Start Supplied entries
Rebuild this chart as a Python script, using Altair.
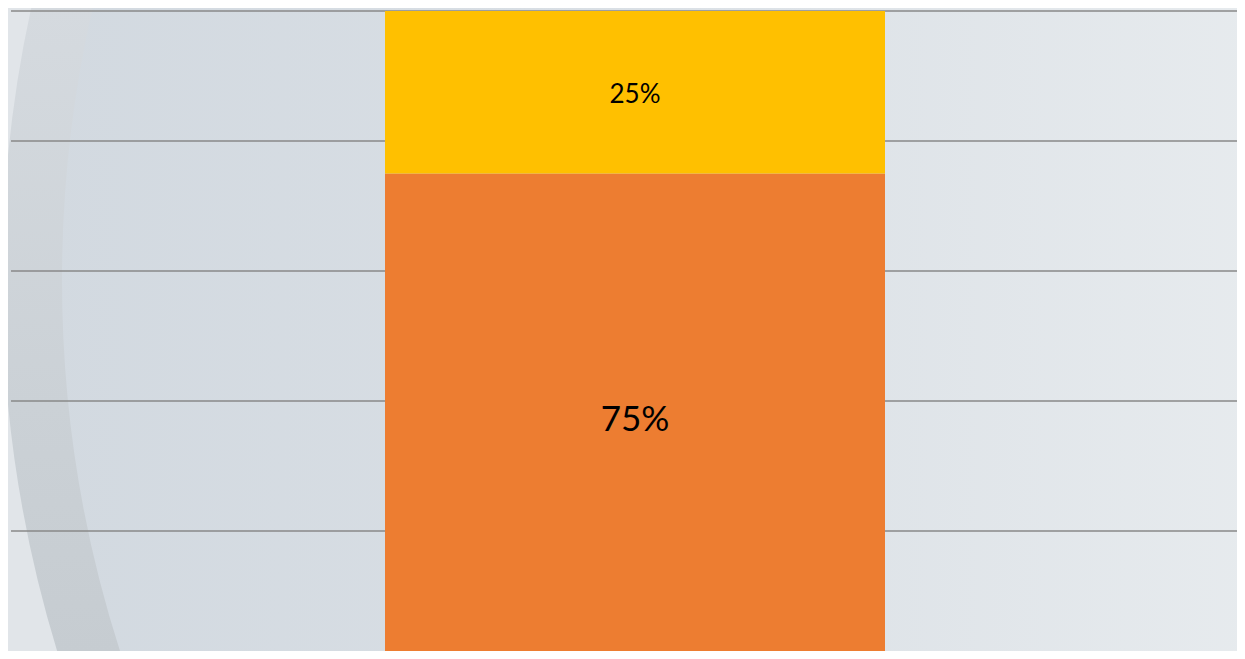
End Supplied entries
Start Supplied entries
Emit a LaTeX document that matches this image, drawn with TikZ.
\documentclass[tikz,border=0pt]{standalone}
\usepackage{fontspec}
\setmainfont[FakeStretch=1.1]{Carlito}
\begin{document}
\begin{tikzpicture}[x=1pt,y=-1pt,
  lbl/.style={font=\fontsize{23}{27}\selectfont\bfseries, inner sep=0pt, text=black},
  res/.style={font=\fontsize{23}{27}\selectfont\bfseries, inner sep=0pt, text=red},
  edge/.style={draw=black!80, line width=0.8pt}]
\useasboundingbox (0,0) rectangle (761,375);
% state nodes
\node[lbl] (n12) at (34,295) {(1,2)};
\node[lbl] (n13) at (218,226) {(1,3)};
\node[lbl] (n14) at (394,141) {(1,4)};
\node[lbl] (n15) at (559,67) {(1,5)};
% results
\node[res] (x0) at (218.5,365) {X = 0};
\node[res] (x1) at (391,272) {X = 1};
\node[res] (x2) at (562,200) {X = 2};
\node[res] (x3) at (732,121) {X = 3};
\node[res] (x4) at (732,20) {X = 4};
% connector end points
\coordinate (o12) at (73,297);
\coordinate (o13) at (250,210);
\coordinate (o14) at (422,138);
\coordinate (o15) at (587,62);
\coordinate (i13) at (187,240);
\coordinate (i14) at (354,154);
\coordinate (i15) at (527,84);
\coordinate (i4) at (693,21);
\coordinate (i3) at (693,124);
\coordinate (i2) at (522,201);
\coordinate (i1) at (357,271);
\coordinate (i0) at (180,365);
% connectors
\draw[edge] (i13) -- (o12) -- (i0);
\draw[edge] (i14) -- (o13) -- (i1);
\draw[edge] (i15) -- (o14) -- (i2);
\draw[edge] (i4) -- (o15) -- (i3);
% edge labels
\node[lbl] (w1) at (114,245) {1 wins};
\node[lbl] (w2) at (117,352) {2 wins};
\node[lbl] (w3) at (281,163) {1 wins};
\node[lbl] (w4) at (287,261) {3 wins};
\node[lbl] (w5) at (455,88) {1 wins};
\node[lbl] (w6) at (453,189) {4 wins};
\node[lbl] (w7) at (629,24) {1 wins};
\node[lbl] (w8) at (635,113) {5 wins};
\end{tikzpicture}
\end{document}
End Supplied entries
Copy out each line of the data containing the string "this".

Rebuild this chart as a Python script, using Altair.
Emit a LaTeX document that matches this image, drawn with TikZ.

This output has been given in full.